Reduction of Child Support Due to Custodial Parent's Increased Income
It's true that in Illinois child support is generally determined by looking at the non-custodial parent's (obligor's) net income. In some cases, however, an increase in the custodial parent's income may warrant a reduction in the amount of child support to be paid by the non-custodial parent.
Years ago custody was, essentially, always awarded to mothers and the obligation to pay child support was always imposed on fathers. In the 1980s, however, a few cases1 appeared that awarded custody to the father and required the mothers to pay support to the fathers. As in most families, the men took in substantially more than the women.
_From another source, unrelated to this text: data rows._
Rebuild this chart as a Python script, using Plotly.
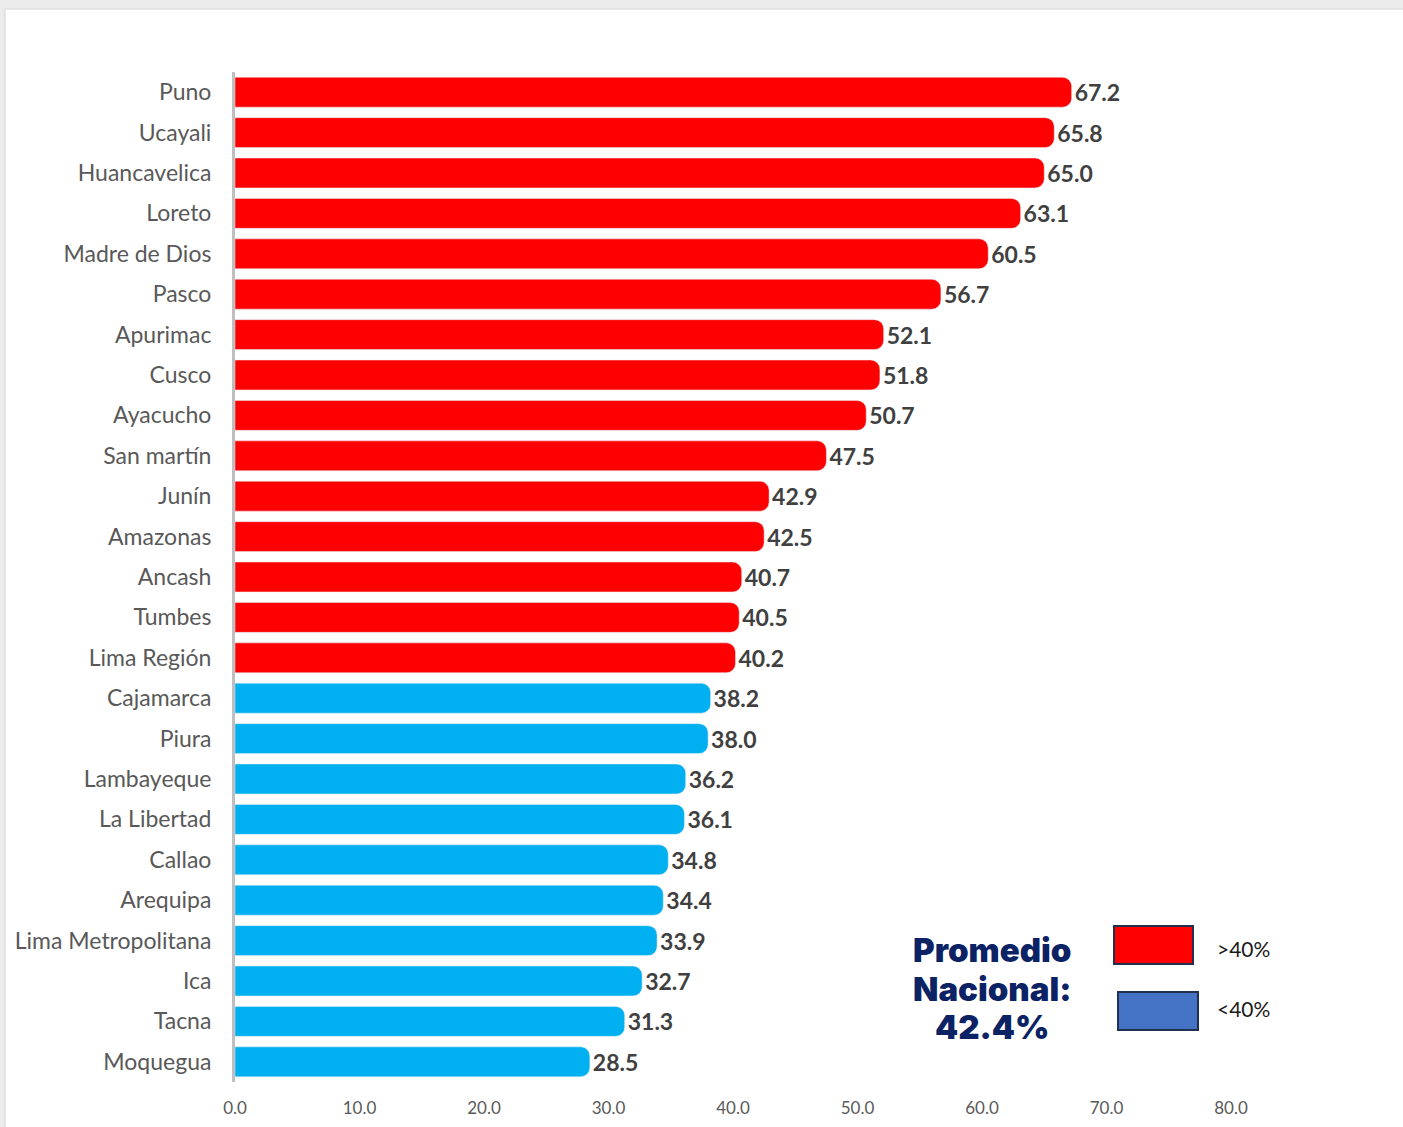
import plotly.graph_objects as go

regions = ["Puno", "Ucayali", "Huancavelica", "Loreto", "Madre de Dios", "Pasco",
           "Apurimac", "Cusco", "Ayacucho", "San martín", "Junín", "Amazonas",
           "Ancash", "Tumbes", "Lima Región", "Cajamarca", "Piura", "Lambayeque",
           "La Libertad", "Callao", "Arequipa", "Lima Metropolitana", "Ica",
           "Tacna", "Moquegua"]
values = [67.2, 65.8, 65.0, 63.1, 60.5, 56.7, 52.1, 51.8, 50.7, 47.5, 42.9, 42.5,
          40.7, 40.5, 40.2, 38.2, 38.0, 36.2, 36.1, 34.8, 34.4, 33.9, 32.7, 31.3, 28.5]
threshold = 40.0
national_avg = 42.4
avg_lines = ["Promedio", "Nacional:", f"{national_avg}%"]
legend_labels = [">40%", "<40%"]

RED = "#ff0000"
BLUE = "#00b0f0"
LEG_BLUE = "#4472c4"
NAVY = "#0b2265"

colors = [RED if v > threshold else BLUE for v in values]

W, H = 1403, 1127
ML, MR, MT, MB = 235, 172, 72, 45
PW = W - ML - MR
PH = H - MT - MB

def px_x(p):
    return (p - ML) / PW

def px_y(p):
    return (H - MB - p) / PH

fig = go.Figure(go.Bar(
    y=regions, x=values, orientation="h",
    marker=dict(color=colors, cornerradius=9),
    texttemplate="%{x:.1f}", textposition="outside",
    textfont=dict(family="Lato", size=23, color="#404040", weight="bold"),
    cliponaxis=False, hoverinfo="skip",
))

shapes = [
    dict(type="rect", xref="paper", yref="paper", layer="below",
         x0=px_x(5), x1=px_x(1410), y0=px_y(1135), y1=px_y(9),
         fillcolor="white", line=dict(color="#d6d6d6", width=1)),
    dict(type="rect", xref="paper", yref="paper",
         x0=px_x(1114), x1=px_x(1193), y0=px_y(964), y1=px_y(926),
         fillcolor=RED, line=dict(color="#1f3050", width=2)),
    dict(type="rect", xref="paper", yref="paper",
         x0=px_x(1118), x1=px_x(1198), y0=px_y(1030), y1=px_y(992),
         fillcolor=LEG_BLUE, line=dict(color="#1f3050", width=2)),
]

annotations = []
for line_text, ypx in zip(avg_lines, [950, 989, 1027]):
    annotations.append(dict(
        xref="paper", yref="paper", x=px_x(992), y=px_y(ypx),
        text=line_text, showarrow=False,
        font=dict(family="Inter", size=33, color=NAVY, weight=900),
        xanchor="center", yanchor="middle"))
for lab, ypx in zip(legend_labels, [948, 1008]):
    annotations.append(dict(
        xref="paper", yref="paper", x=px_x(1215), y=px_y(ypx),
        text=lab, showarrow=False, xanchor="left", yanchor="middle",
        font=dict(family="Lato", size=21, color="#1a1a1a")))

fig.update_layout(
    width=W, height=H,
    margin=dict(l=ML, r=MR, t=MT, b=MB, autoexpand=False),
    paper_bgcolor="#ebebeb", plot_bgcolor="white",
    bargap=0.26, showlegend=False,
    shapes=shapes, annotations=annotations,
    xaxis=dict(range=[0, 80], dtick=10, tickformat=".1f", showgrid=False,
               zeroline=False, showline=False, ticks="", automargin=False,
               tickfont=dict(family="Lato", size=17, color="#595959"),
               ticklabelstandoff=14),
    yaxis=dict(autorange="reversed", showgrid=False, zeroline=False,
               showline=True, linecolor="#bfbfbf", linewidth=3, ticks="",
               automargin=False,
               tickfont=dict(family="Lato", size=23, color="#595959"),
               ticklabelstandoff=16),
)

fig.write_html(
    "out.html",
    config={"displayModeBar": False},
    post_script="document.body.style.margin='0';document.body.style.background='#ebebeb';document.body.style.overflow='hidden';",
)
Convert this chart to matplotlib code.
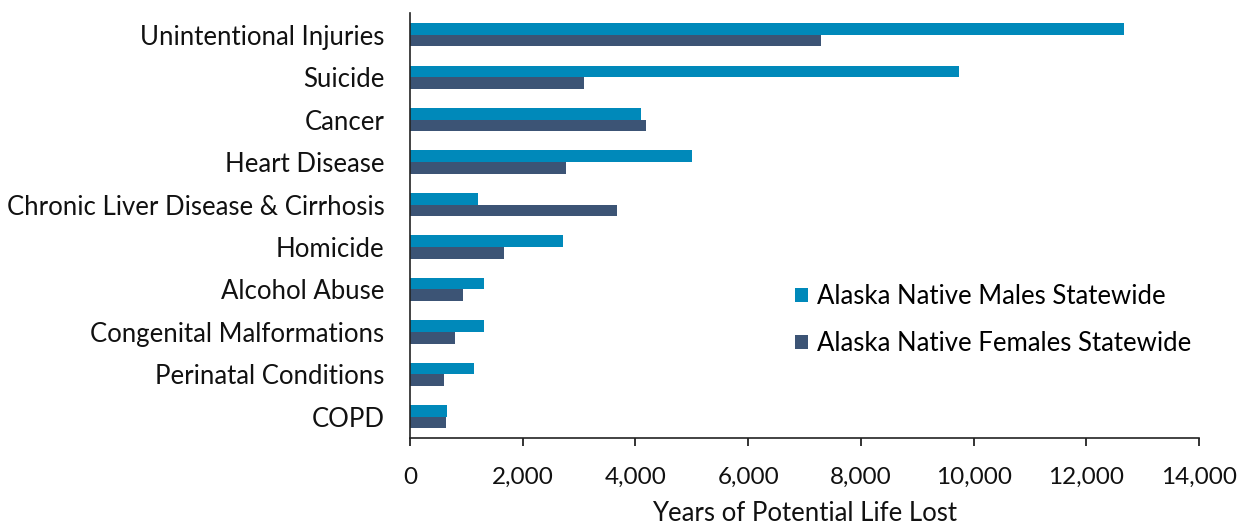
import matplotlib
matplotlib.use("Agg")
import matplotlib.pyplot as plt
import numpy as np
from matplotlib.ticker import FuncFormatter

categories = ["Unintentional Injuries", "Suicide", "Cancer", "Heart Disease",
              "Chronic Liver Disease & Cirrhosis", "Homicide", "Alcohol Abuse",
              "Congenital Malformations", "Perinatal Conditions", "COPD"]
males = [12670, 9750, 4095, 5000, 1210, 2710, 1320, 1320, 1127, 665]
females = [7285, 3090, 4185, 2760, 3665, 1670, 937, 802, 612, 636]
series_names = ["Alaska Native Males Statewide", "Alaska Native Females Statewide"]
xticks = [0, 2000, 4000, 6000, 8000, 10000, 12000, 14000]

plt.rcParams['font.family'] = ['Lato', 'DejaVu Sans']
male_color = "#0089BA"
female_color = "#3C5475"
text_color = "#111111"

fig = plt.figure(figsize=(12.41, 5.25), dpi=100)
ax = fig.add_axes([410/1241, (525-438)/525, (1199-410)/1241, (438-13.5)/525])

y = np.arange(len(categories))
h = 0.275
ax.barh(y - h/2, males, height=h, color=male_color, label=series_names[0])
ax.barh(y + h/2, females, height=h, color=female_color, label=series_names[1])

ax.set_ylim(len(categories) - 0.5, -0.5)
ax.set_xlim(0, 14000)
ax.set_yticks(y)
ax.set_yticklabels(categories, fontsize=18.5, color=text_color)
ax.tick_params(axis='y', length=0, pad=18.5)
ax.set_xticks(xticks)
ax.xaxis.set_major_formatter(FuncFormatter(lambda v, p: f"{int(v):,}"))
ax.tick_params(axis='x', labelsize=17.5, length=6, direction='out', pad=15,
               colors=text_color, width=1.2)
ax.set_xlabel("Years of Potential Life Lost", fontsize=18.5, labelpad=9, color=text_color)

for s in ["top", "right"]:
    ax.spines[s].set_visible(False)
for s in ["left", "bottom"]:
    ax.spines[s].set_color("#222222")
    ax.spines[s].set_linewidth(1.2)

leg = ax.legend(loc="upper left", bbox_to_anchor=((785-410)/789, (438-274)/424.5),
                frameon=False, fontsize=18.5, handlelength=0.5, handleheight=0.5,
                handletextpad=0.35, labelspacing=0.85, borderpad=0.4, borderaxespad=0)

fig.savefig("out.png", dpi=100)
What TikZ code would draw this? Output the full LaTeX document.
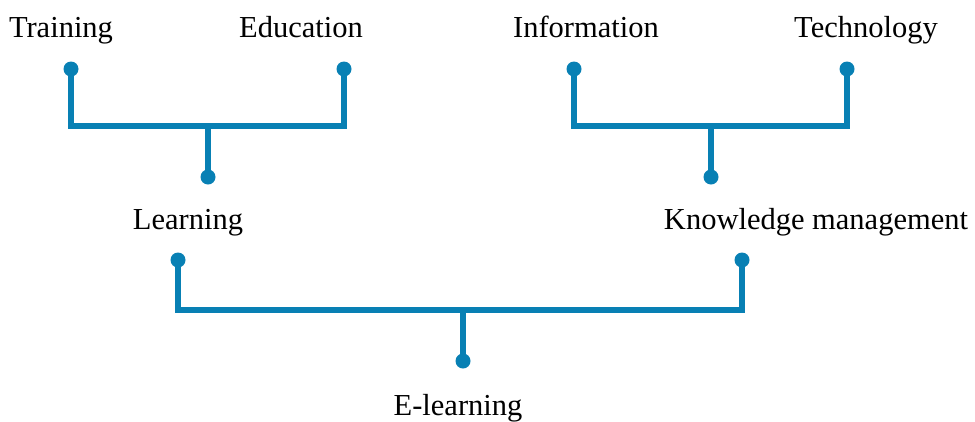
\documentclass[tikz,border=0pt]{standalone}
\usepackage{fontspec}
\setmainfont{Liberation Serif}
\definecolor{linkblue}{RGB}{8,128,180}
\begin{document}
\begin{tikzpicture}[x=1pt,y=-1pt,
  lbl/.style={font=\fontsize{30.5}{36}\selectfont, inner sep=0pt, anchor=base},
  dot/.style={circle, fill=linkblue, inner sep=0pt, minimum size=15pt},
  link/.style={draw=linkblue, line width=6.5pt, line join=miter}]
\useasboundingbox (0,0) rectangle (975,421);
% labels
\node[lbl] (training) at (61,37) {Training};
\node[lbl] (education) at (301,37) {Education};
\node[lbl] (information) at (586,37) {Information};
\node[lbl] (technology) at (866,37) {Technology};
\node[lbl] (learning) at (188,229) {Learning};
\node[lbl] (km) at (816,229) {Knowledge management};
\node[lbl] (elearning) at (458,415) {E-learning};
% dots
\node[dot] (dtr) at (71,69) {};
\node[dot] (ded) at (344,69) {};
\node[dot] (dle) at (208,177) {};
\node[dot] (din) at (574,69) {};
\node[dot] (dte) at (847,69) {};
\node[dot] (dkm) at (711,177) {};
\node[dot] (dle2) at (178,260) {};
\node[dot] (dkm2) at (742,260) {};
\node[dot] (del) at (463,361) {};
% junctions
\coordinate (j1) at (208,126);
\coordinate (j2) at (711,126);
\coordinate (j3) at (463,310);
% connectors
\draw[link] (dtr.center) |- (j1) -| (ded.center);
\draw[link] (j1) -- (dle.center);
\draw[link] (din.center) |- (j2) -| (dte.center);
\draw[link] (j2) -- (dkm.center);
\draw[link] (dle2.center) |- (j3) -| (dkm2.center);
\draw[link] (j3) -- (del.center);
\end{tikzpicture}
\end{document}
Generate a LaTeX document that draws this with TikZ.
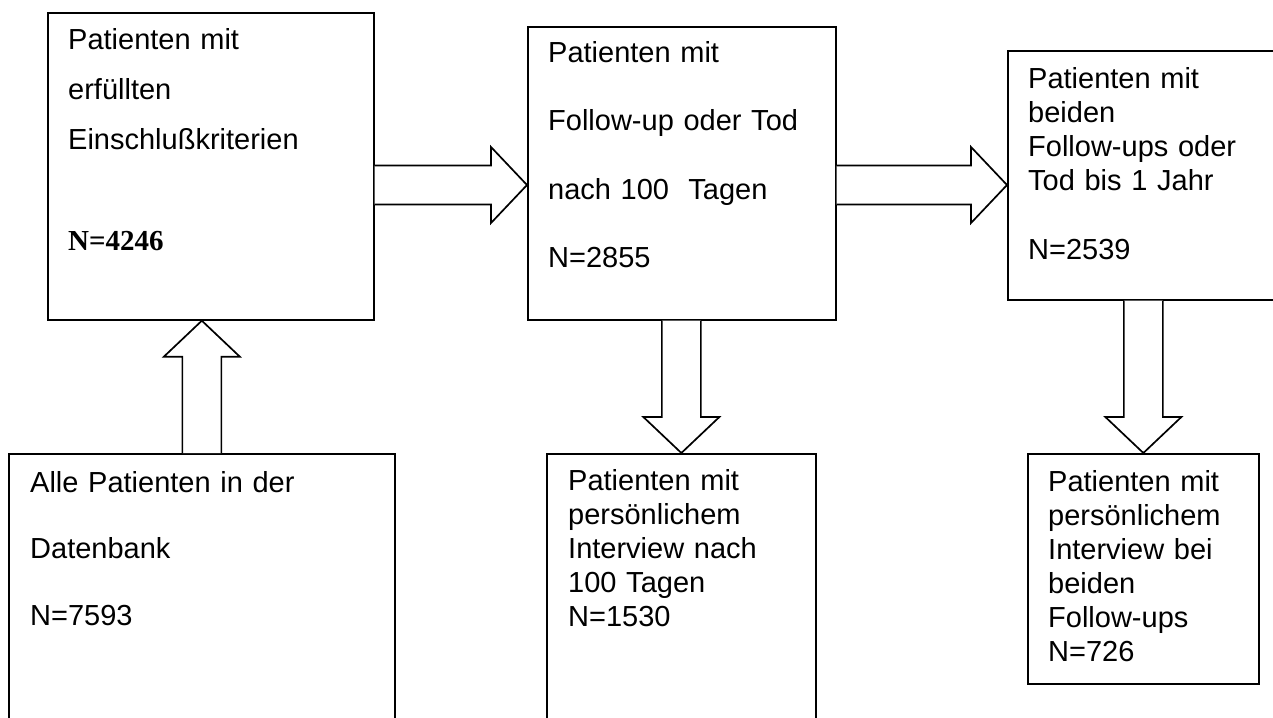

The appellate courts seemed to choke on the prospect that women earning less than their former husbands would have to fork over 20%, 25, or 32% of their income for the support of their own children. It seemed that, in the court's eyes, the fathers already had enough money to take care of the children. If you read the cases, you'll see that the appellate courts seem to do back flips to justify letting these mothers off the child support hook. The cases are now a treasure trove of convoluted reasoning justifying how an obligor may not necessarily be held to the statutory guideline amount when the custodial parent earns substantially more than the obligor.2 In other words, the cases that were written to help non-custodial mothers in the 1980s may, in some cases, be used today to reduce child support payments where the custodial parent (father or mother) has an adequate financial base.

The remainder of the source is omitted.